### [Objective]
Restate the listing that follows word for word, without its pictures.

### [Supplied information]

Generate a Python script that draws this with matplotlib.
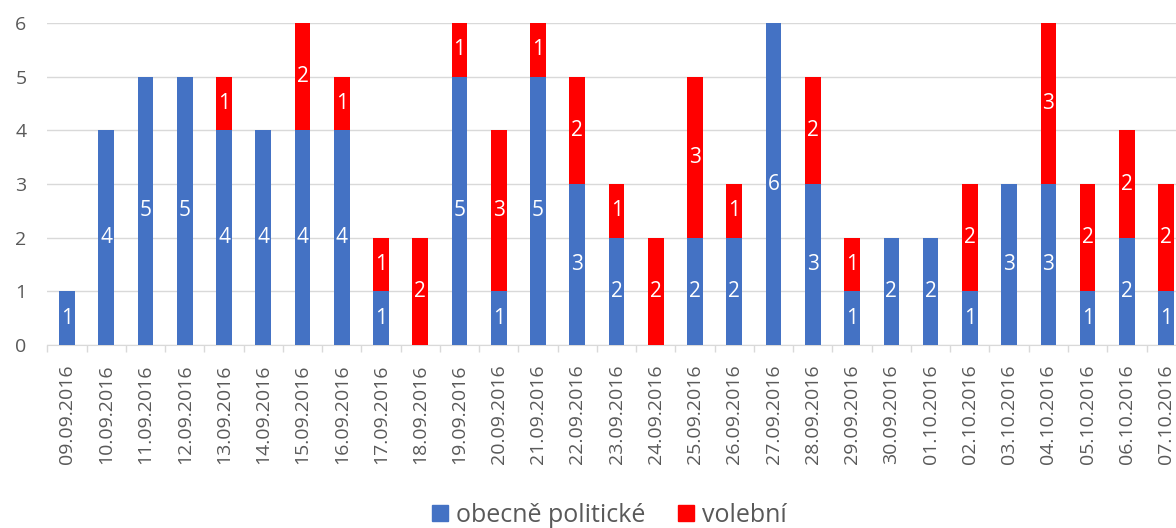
import numpy as np
import matplotlib.pyplot as plt
from matplotlib.patches import Patch

# data
dates = [ '09.09.2016', '10.09.2016', '11.09.2016', '12.09.2016', '13.09.2016', '14.09.2016',
          '15.09.2016', '16.09.2016', '17.09.2016', '18.09.2016', '19.09.2016', '20.09.2016',
          '21.09.2016', '22.09.2016', '23.09.2016', '24.09.2016', '25.09.2016', '26.09.2016',
          '27.09.2016', '28.09.2016', '29.09.2016', '30.09.2016', '01.10.2016', '02.10.2016',
          '03.10.2016', '04.10.2016', '05.10.2016', '06.10.2016', '07.10.2016' ]
obecne = [ 1, 4, 5, 5, 4, 4, 4, 4, 1, 0, 5, 1, 5, 3, 2, 0, 2, 2, 6, 3, 1, 2, 2, 1, 3, 3, 1, 2, 1 ]
volebni = [ 0, 0, 0, 0, 1, 0, 2, 1, 1, 2, 1, 3, 1, 2, 1, 2, 3, 1, 0, 2, 1, 0, 0, 2, 0, 3, 2, 2, 2 ]
series_names = [ 'obecně politické', 'volební' ]

blue, red, grey = '#4472C4', '#FF0000', '#595959'
plt.rcParams['font.family'] = [ 'Open Sans', 'DejaVu Sans' ]

fig = plt.figure( figsize=( 11.76, 5.28 ), dpi=100 )
ax = fig.add_axes( [ 0.0403, 0.3466, 0.968, 0.6098 ] )

x = np.arange( len( dates ) )
b1 = ax.bar( x, obecne, width=0.4, color=blue, zorder=3 )
b2 = ax.bar( x, volebni, width=0.4, bottom=obecne, color=red, zorder=3 )

# value labels in the middle of each segment
for vals, base in [ ( obecne, [0]*len( x ) ), ( volebni, obecne ) ]:
    for xi, v, b0 in zip( x, vals, base ):
        if v > 0:
            ax.text( xi, b0 + v/2, str( v ), ha='center', va='center', color='white', fontsize=15, zorder=4 )

ax.set_xlim( -0.5, len( dates ) - 0.5 )
ax.set_ylim( 0, 6 )
ax.set_yticks( np.arange( 0, 7 ) )
ax.grid( axis='y', color='#D9D9D9', linewidth=1, zorder=0 )
ax.tick_params( axis='y', length=0, pad=15, labelsize=14, labelcolor=grey )
ax.set_xticks( x, dates, rotation=90 )
ax.set_xticks( np.arange( -0.5, len( dates ) ), minor=True )
ax.tick_params( axis='x', which='major', length=0, pad=14, labelsize=14, labelcolor=grey )
ax.tick_params( axis='x', which='minor', length=5, color='#D9D9D9', width=1 )
for s in [ 'top', 'right', 'left' ]:
    ax.spines[s].set_visible( False )
ax.spines['bottom'].set_color( '#D9D9D9' )

handles = [ Patch( color=blue ), Patch( color=red ) ]
fig.legend( handles, series_names, loc='lower center', bbox_to_anchor=( 0.518, 0.0 ), ncol=2, frameon=False,
            fontsize=18, borderpad=0, borderaxespad=0, handlelength=0.64, handleheight=0.64,
            handletextpad=0.32, columnspacing=1.3, labelcolor=grey )

fig.savefig( 'out.png', dpi=100 )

### [Solution to this task]
Generate a Python script that draws this with matplotlib.
import numpy as np
import matplotlib.pyplot as plt
from matplotlib.patches import Patch

# data
dates = [ '09.09.2016', '10.09.2016', '11.09.2016', '12.09.2016', '13.09.2016', '14.09.2016',
          '15.09.2016', '16.09.2016', '17.09.2016', '18.09.2016', '19.09.2016', '20.09.2016',
          '21.09.2016', '22.09.2016', '23.09.2016', '24.09.2016', '25.09.2016', '26.09.2016',
          '27.09.2016', '28.09.2016', '29.09.2016', '30.09.2016', '01.10.2016', '02.10.2016',
          '03.10.2016', '04.10.2016', '05.10.2016', '06.10.2016', '07.10.2016' ]
obecne = [ 1, 4, 5, 5, 4, 4, 4, 4, 1, 0, 5, 1, 5, 3, 2, 0, 2, 2, 6, 3, 1, 2, 2, 1, 3, 3, 1, 2, 1 ]
volebni = [ 0, 0, 0, 0, 1, 0, 2, 1, 1, 2, 1, 3, 1, 2, 1, 2, 3, 1, 0, 2, 1, 0, 0, 2, 0, 3, 2, 2, 2 ]
series_names = [ 'obecně politické', 'volební' ]

blue, red, grey = '#4472C4', '#FF0000', '#595959'
plt.rcParams['font.family'] = [ 'Open Sans', 'DejaVu Sans' ]

fig = plt.figure( figsize=( 11.76, 5.28 ), dpi=100 )
ax = fig.add_axes( [ 0.0403, 0.3466, 0.968, 0.6098 ] )

x = np.arange( len( dates ) )
b1 = ax.bar( x, obecne, width=0.4, color=blue, zorder=3 )
b2 = ax.bar( x, volebni, width=0.4, bottom=obecne, color=red, zorder=3 )

# value labels in the middle of each segment
for vals, base in [ ( obecne, [0]*len( x ) ), ( volebni, obecne ) ]:
    for xi, v, b0 in zip( x, vals, base ):
        if v > 0:
            ax.text( xi, b0 + v/2, str( v ), ha='center', va='center', color='white', fontsize=15, zorder=4 )

ax.set_xlim( -0.5, len( dates ) - 0.5 )
ax.set_ylim( 0, 6 )
ax.set_yticks( np.arange( 0, 7 ) )
ax.grid( axis='y', color='#D9D9D9', linewidth=1, zorder=0 )
ax.tick_params( axis='y', length=0, pad=15, labelsize=14, labelcolor=grey )
ax.set_xticks( x, dates, rotation=90 )
ax.set_xticks( np.arange( -0.5, len( dates ) ), minor=True )
ax.tick_params( axis='x', which='major', length=0, pad=14, labelsize=14, labelcolor=grey )
ax.tick_params( axis='x', which='minor', length=5, color='#D9D9D9', width=1 )
for s in [ 'top', 'right', 'left' ]:
    ax.spines[s].set_visible( False )
ax.spines['bottom'].set_color( '#D9D9D9' )

handles = [ Patch( color=blue ), Patch( color=red ) ]
fig.legend( handles, series_names, loc='lower center', bbox_to_anchor=( 0.518, 0.0 ), ncol=2, frameon=False,
            fontsize=18, borderpad=0, borderaxespad=0, handlelength=0.64, handleheight=0.64,
            handletextpad=0.32, columnspacing=1.3, labelcolor=grey )

fig.savefig( 'out.png', dpi=100 )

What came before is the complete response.